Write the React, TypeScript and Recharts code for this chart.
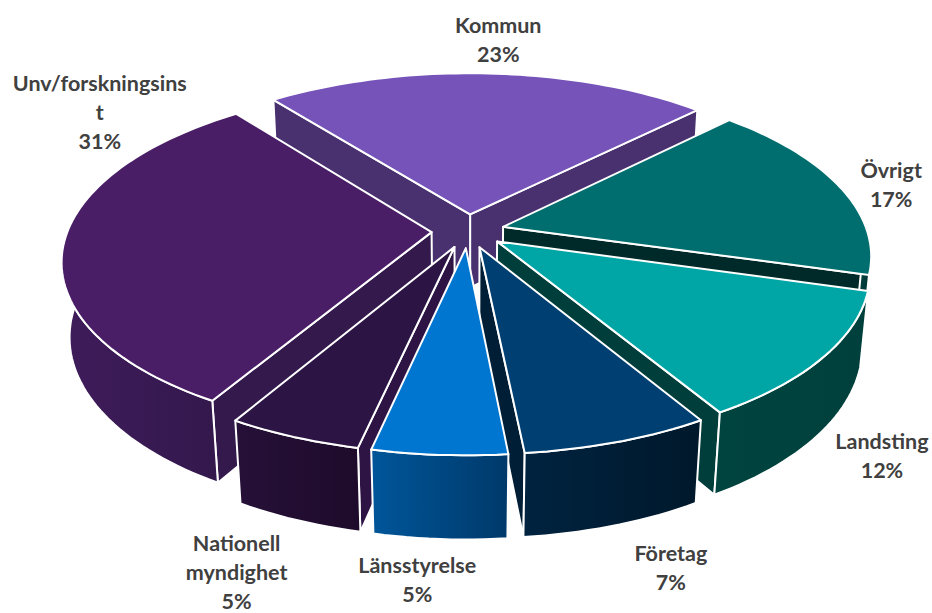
import React from "react";
import { PieChart, Pie } from "recharts";

const categories = [
  "Kommun",
  "Övrigt",
  "Landsting",
  "Företag",
  "Länsstyrelse",
  "Nationell myndighet",
  "Unv/forskningsinst",
];
const shares = [23, 17, 12, 7, 5, 5, 31];

const topColors = ["#7553b8", "#006e6e", "#00a5a5", "#003f72", "#0076d0", "#2c1545", "#4a1e66"];
const wallLight = ["#48316e", "#004240", "#00443f", "#002340", "#00569a", "#261038", "#3f1c5b"];
const wallDark = ["#3a2659", "#003533", "#00403c", "#00182b", "#00396a", "#1e0b2b", "#33184c"];
const cutColors = ["#48316e", "#002a2a", "#003e3c", "#001f36", "#003d6d", "#2d1444", "#34194d"];

// back-to-front paint order (index into categories)
const paintOrder = [0, 1, 6, 2, 3, 5, 4];

// label shift from the slice's rim midpoint, px
const labelShift: [number, number][] = [
  [10, -34],
  [52, -2],
  [59, 98],
  [53, 126],
  [-22, 125],
  [-57, 135],
  [36, -131],
];

const data = categories.map((name, i) => ({ name, value: shares[i] }));

const RAD = Math.PI / 180;
const TILT_SIN = 0.4627;
const TILT_COS = Math.sqrt(1 - TILT_SIN * TILT_SIN);
const CAM_DIST = 5.6;
const THICK = 0.234;
const EXPLODE = 0.1;
const FONT = "Lato, 'Liberation Sans', Arial, sans-serif";

// disk coords (u right, v away from viewer, h up) -> screen
function project(cx: number, cy: number, r: number, u: number, v: number, h: number): [number, number] {
  const d = CAM_DIST + v * TILT_COS - h * TILT_SIN;
  const f = r * CAM_DIST;
  return [cx + (f * u) / d, cy - (f * (v * TILT_SIN + h * TILT_COS)) / d];
}

const toPath = (pts: [number, number][]) =>
  "M" + pts.map((p) => p[0].toFixed(1) + "," + p[1].toFixed(1)).join("L") + "Z";

function Slice3D(props: any) {
  const { cx, cy, outerRadius, startAngle, endAngle, payload } = props;
  const i = categories.indexOf(payload.name);
  const a1 = Math.min(startAngle, endAngle);
  const a2 = Math.max(startAngle, endAngle);
  const mid = ((a1 + a2) / 2) * RAD;
  const ox = EXPLODE * Math.cos(mid);
  const oy = EXPLODE * Math.sin(mid);
  const P = (u: number, v: number, h: number) => project(cx, cy, outerRadius, u, v, h);
  const rim = (deg: number, h: number) => P(ox + Math.cos(deg * RAD), oy + Math.sin(deg * RAD), h);
  const hub = (h: number) => P(ox, oy, h);
  const arc = (from: number, to: number, h: number) => {
    const n = Math.max(2, Math.ceil(Math.abs(to - from) / 1.5));
    const pts: [number, number][] = [];
    for (let k = 0; k <= n; k++) pts.push(rim(from + ((to - from) * k) / n, h));
    return pts;
  };

  const gid = `wall-grad-${i}`;
  const faces: React.ReactElement[] = [];
  if (Math.cos(a1 * RAD) > 0) {
    faces.push(
      <path key="cut1" d={toPath([hub(0), rim(a1, 0), rim(a1, -THICK), hub(-THICK)])} fill={cutColors[i]} />
    );
  }
  if (Math.cos(a2 * RAD) < 0) {
    faces.push(
      <path key="cut2" d={toPath([hub(0), rim(a2, 0), rim(a2, -THICK), hub(-THICK)])} fill={cutColors[i]} />
    );
  }
  for (let k = -2; k <= 1; k++) {
    const lo = Math.max(a1, -180 + 360 * k);
    const hi = Math.min(a2, 360 * k);
    if (hi - lo > 0.05) {
      const pts = [...arc(lo, hi, 0), ...arc(lo, hi, -THICK).reverse()];
      faces.push(<path key={"wall" + k} d={toPath(pts)} fill={`url(#${gid})`} />);
    }
  }
  faces.push(<path key="top" d={toPath([hub(0), ...arc(a1, a2, 0)])} fill={topColors[i]} />);

  return (
    <g stroke="#ffffff" strokeWidth={2} strokeLinejoin="round">
      <defs>
        <linearGradient id={gid} x1="0" x2="1" y1="0" y2="0">
          <stop offset="0" stopColor={wallLight[i]} />
          <stop offset="1" stopColor={wallDark[i]} />
        </linearGradient>
      </defs>
      {faces}
    </g>
  );
}

function wrap(text: string, max: number): string[] {
  const out: string[] = [];
  for (const word of text.split(" ")) {
    let w = word;
    while (w.length > max) {
      out.push(w.slice(0, max));
      w = w.slice(max);
    }
    out.push(w);
  }
  return out;
}

function SliceLabel(props: any) {
  const { cx, cy, outerRadius, midAngle, percent, payload } = props;
  const i = categories.indexOf(payload.name);
  const m = midAngle * RAD;
  const [x0, y0] = project(cx, cy, outerRadius, (1 + EXPLODE) * Math.cos(m), (1 + EXPLODE) * Math.sin(m), 0);
  const x = x0 + labelShift[i][0];
  const y = y0 + labelShift[i][1];
  const lines = [...wrap(payload.name, 17), `${Math.round(percent * 100)}%`];
  const lh = 29;
  const fs = 21.5;
  return (
    <text textAnchor="middle" fontFamily={FONT} fontWeight="bold" fontSize={fs} fill="#404040" stroke="none">
      {lines.map((t, k) => (
        <tspan key={k} x={x} y={y + (k - (lines.length - 1) / 2) * lh + fs * 0.36}>
          {t}
        </tspan>
      ))}
    </text>
  );
}

const only = (name: string) => (props: any) =>
  props.payload && props.payload.name === name ? <Slice3D {...props} /> : <g />;

export default function App() {
  return (
    <div style={{ position: "absolute", left: 0, top: 0, width: 932, height: 613, background: "#fff" }}>
      <PieChart width={932} height={613} margin={{ top: 0, right: 0, bottom: 0, left: 0 }}>
        {paintOrder.map((idx, n) => (
          <Pie
            key={categories[idx]}
            data={data}
            dataKey="value"
            nameKey="name"
            cx={468}
            cy={231}
            outerRadius={364}
            startAngle={128}
            endAngle={-232}
            stroke="none"
            isAnimationActive={false}
            shape={only(categories[idx])}
            label={n === paintOrder.length - 1 ? SliceLabel : false}
            labelLine={false}
          />
        ))}
      </PieChart>
    </div>
  );
}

## Given exercise
Please restate the material above line by line, exactly, beginning at its first line and ending with the line that contains "const shares = [23, 17, 12, 7, 5, 5, 31];", without any pictures.

## Answer
Write the React, TypeScript and Recharts code for this chart.
import React from "react";
import { PieChart, Pie } from "recharts";

const categories = [
  "Kommun",
  "Övrigt",
  "Landsting",
  "Företag",
  "Länsstyrelse",
  "Nationell myndighet",
  "Unv/forskningsinst",
];
const shares = [23, 17, 12, 7, 5, 5, 31];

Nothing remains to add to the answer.